To be sure, the obvious tactical path for same sex marriage forces is, short term, a reprise of theHollingsworth scenario of winning by default. The very circumstances that made standing an issue in Prop 8, a state that bans gay marriage but elects a Democratic governor and Attorney General who refuse to enforce the ban, aren’t really so unusual: it could happen this fall if Terry McAuliffe and Mark Herring win in their respective races in Virginia, is hardly out of the question in Illinois, where a gay marriage push in the legislature has failed but pro gay marriage politicians occupy the statehouse and attorney general’s seat, and could happen post 2014 in any purplish border or industrial state.
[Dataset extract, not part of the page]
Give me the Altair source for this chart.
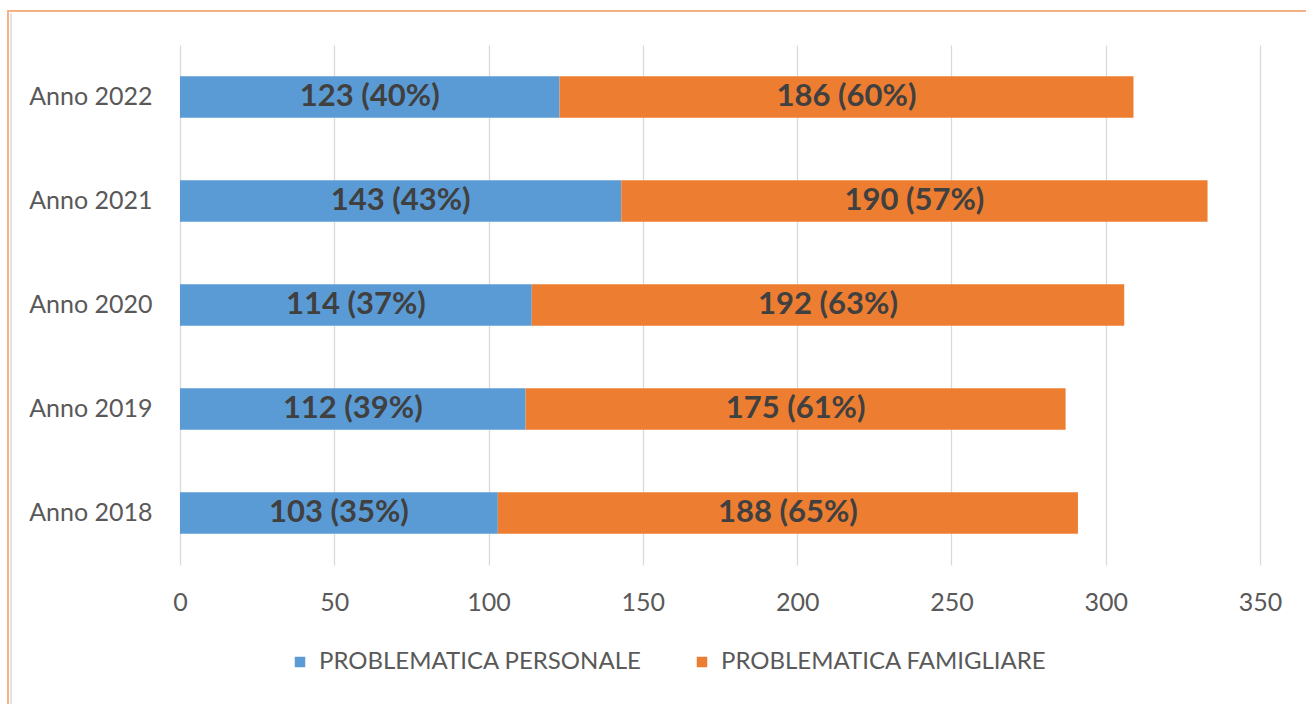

But if the court balks at staking the momentum of gay marriage on a scenario where politicians blatantly overrun the political and judicial processes in their state–and one hopes that at least one of the five votes in Hollingsworth would—Romer will be available as the next likely inflection point. It would be a stunning foundation for a culture-changing mandate from the Supremes for, well, pick your reasons:  the idea that judges can or should ever be in the business of discerning what rationale motivates voters; the illusion that the defeated side in a statewide referenda is being cut out of the political process as opposed to being very much in it, just on the losing end; the hypocrisy of purporting to leave an issue to the states and then closing off one of the ordinary means states use to resolve controversies. But it’s possible, maybe even likely, that whatever radically activist proposition lies behind that door, there are already five votes on the Court to enshrine it into law.